Unlike NPV analysis and value-at-risk analysis, where risks are depicted using NPVs and future values, in gap analysis position and maturity volumes, cash flows, and liquidities are analyzed on key dates or in periods. The gap positions, interest rate risk, currency risk, and liquidity risk that are disclosed in this way are then displayed.

For interest rate risk, you are able to highlight, for example, the fixed interest rate gap position in a maturity band for any currency by means of the following template:

This graphic is explained in the accompanying text

In the closed fixed-rate block, there is no risk because the product interest rates of the counterparties are not affected by changes in the market interest rate. Hence the closed interest result is not affected. In the closed variable-rate block, it is assumed that the changes to the interest rate of the items, which result from changes in the market interest rate, affect both sides, meaning that the final net interest income is unchanged in this block too.

Therefore, the actual risk is in the area of the gap; in the area of the asset-side gap in this example. If, for example, the interest calculated for the variable-rate liabilities increases as a result of increases in the market interest rate, then you expect a decrease in the net interest income because the lending terms cannot be adjusted in line with the changes in the market rate due to the fixed-rate agreement.

Features

Gap analysis enables you to do the following:

·       Depict the interest rate risk as a possible negative deviation of the net interest income per period from the expected net interest income per period.
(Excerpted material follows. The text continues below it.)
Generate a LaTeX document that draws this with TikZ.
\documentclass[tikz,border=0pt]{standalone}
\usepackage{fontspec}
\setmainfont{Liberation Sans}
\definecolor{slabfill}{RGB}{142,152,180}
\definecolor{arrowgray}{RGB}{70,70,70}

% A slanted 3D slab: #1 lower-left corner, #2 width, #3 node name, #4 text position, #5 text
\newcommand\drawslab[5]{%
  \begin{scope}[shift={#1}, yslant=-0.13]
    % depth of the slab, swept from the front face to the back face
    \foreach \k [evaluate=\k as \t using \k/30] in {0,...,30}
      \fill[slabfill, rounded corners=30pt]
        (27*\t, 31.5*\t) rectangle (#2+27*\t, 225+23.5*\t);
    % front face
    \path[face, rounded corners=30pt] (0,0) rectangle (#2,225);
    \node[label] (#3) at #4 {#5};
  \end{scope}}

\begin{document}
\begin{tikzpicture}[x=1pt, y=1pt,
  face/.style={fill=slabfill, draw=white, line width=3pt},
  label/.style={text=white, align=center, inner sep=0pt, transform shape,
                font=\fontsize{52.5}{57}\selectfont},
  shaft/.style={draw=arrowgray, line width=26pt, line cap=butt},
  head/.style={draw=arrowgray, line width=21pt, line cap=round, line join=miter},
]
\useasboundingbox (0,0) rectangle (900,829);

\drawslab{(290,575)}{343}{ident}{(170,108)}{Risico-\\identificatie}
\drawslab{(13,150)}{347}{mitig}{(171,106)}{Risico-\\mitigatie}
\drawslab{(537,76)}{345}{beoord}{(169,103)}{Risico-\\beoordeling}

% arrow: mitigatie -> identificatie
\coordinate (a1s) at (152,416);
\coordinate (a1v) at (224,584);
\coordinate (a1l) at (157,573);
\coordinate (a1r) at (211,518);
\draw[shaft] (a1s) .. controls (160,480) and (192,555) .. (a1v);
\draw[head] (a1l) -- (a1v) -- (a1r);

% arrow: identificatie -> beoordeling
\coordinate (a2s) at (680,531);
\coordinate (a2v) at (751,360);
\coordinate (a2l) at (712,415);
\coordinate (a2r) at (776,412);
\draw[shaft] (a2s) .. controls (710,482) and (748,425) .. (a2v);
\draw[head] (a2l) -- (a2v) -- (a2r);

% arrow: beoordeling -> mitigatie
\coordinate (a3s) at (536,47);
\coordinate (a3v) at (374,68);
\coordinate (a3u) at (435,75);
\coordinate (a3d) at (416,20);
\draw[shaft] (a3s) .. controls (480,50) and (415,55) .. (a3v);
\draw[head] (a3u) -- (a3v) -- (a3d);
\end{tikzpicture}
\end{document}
·       Depict key date-based and period-based position volumes, or key date-based maturity volumes in relation to their interest commitment or capital commitment, fixed-rate cash flows, and incoming payments and disbursements of liquidity.
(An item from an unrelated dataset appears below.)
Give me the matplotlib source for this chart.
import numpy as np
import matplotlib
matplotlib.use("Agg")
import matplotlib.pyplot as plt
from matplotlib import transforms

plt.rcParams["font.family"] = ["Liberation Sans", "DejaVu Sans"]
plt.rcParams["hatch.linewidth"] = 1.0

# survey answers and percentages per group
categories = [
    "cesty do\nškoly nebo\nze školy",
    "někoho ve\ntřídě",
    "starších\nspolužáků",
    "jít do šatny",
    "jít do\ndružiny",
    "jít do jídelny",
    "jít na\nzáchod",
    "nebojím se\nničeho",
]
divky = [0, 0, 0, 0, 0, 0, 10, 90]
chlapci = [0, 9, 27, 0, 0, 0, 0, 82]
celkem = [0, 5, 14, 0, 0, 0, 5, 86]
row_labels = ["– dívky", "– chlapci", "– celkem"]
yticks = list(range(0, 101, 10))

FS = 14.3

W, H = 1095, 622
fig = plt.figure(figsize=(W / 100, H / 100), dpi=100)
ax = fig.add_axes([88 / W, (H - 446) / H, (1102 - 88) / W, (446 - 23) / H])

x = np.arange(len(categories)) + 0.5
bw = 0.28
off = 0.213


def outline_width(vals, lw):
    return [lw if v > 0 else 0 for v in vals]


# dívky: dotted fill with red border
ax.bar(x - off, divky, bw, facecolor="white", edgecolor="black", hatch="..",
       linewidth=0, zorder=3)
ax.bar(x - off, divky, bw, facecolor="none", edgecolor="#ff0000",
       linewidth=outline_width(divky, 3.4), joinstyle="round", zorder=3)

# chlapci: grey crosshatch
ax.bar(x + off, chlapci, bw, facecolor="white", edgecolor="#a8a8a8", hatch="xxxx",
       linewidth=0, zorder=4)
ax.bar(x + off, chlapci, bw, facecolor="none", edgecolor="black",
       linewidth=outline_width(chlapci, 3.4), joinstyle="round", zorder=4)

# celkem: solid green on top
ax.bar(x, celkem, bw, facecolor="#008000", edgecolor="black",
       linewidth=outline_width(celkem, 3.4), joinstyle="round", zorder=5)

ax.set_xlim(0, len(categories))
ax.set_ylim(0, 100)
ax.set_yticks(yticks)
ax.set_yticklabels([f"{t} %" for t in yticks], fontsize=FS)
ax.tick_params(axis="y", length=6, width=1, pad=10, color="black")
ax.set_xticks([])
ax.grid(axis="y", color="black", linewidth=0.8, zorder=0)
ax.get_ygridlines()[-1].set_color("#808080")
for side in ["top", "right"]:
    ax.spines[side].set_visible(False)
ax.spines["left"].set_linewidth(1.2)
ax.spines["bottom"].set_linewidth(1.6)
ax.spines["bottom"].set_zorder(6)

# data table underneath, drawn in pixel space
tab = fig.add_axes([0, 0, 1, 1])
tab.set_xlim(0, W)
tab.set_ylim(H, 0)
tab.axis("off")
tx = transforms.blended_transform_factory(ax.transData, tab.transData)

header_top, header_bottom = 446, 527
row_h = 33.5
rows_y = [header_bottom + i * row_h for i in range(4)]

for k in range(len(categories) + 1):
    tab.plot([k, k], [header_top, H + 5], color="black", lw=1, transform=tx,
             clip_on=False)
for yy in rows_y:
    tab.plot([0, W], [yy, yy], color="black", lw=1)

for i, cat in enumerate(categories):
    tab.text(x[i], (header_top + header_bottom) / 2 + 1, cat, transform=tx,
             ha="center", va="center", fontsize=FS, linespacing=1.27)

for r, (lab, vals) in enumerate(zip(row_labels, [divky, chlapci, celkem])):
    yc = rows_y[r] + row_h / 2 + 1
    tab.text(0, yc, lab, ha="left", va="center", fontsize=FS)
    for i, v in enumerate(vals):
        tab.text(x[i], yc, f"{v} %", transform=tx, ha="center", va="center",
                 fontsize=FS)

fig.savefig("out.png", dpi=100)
·       Depict gap positions as a comparison of the volumes of asset and liability positions, and maturity volumes, as well as incoming payments and disbursements of cash flows or liquidity flows.

·       Analyze positions, maturity, and cash flows from fixed-rate items for any subportfolio on a daily basis.

·       Use scenarios to depict the net interest income for old transactions.

·       Use due date scenarios and forwards (for example, floaters, the variable side of swaps and FRAs) to take into account variable items that do not have fixed-rate periods (demand deposits and savings deposits).

·       Use due date scenarios to take into account non-interest items that do not have a fixed-rate period (for example, equity, provisions, land and buildings).

·       Take into account optional-like interest instruments with the underlying or delta-weighted underlying (for example, forward swaps for swaptions, fictitious bonds for OTC interest options, options on futures).

·       Display results distributed over time periods, which can be subdivided into any time unit, for example, day, month, quarter, half-year and year.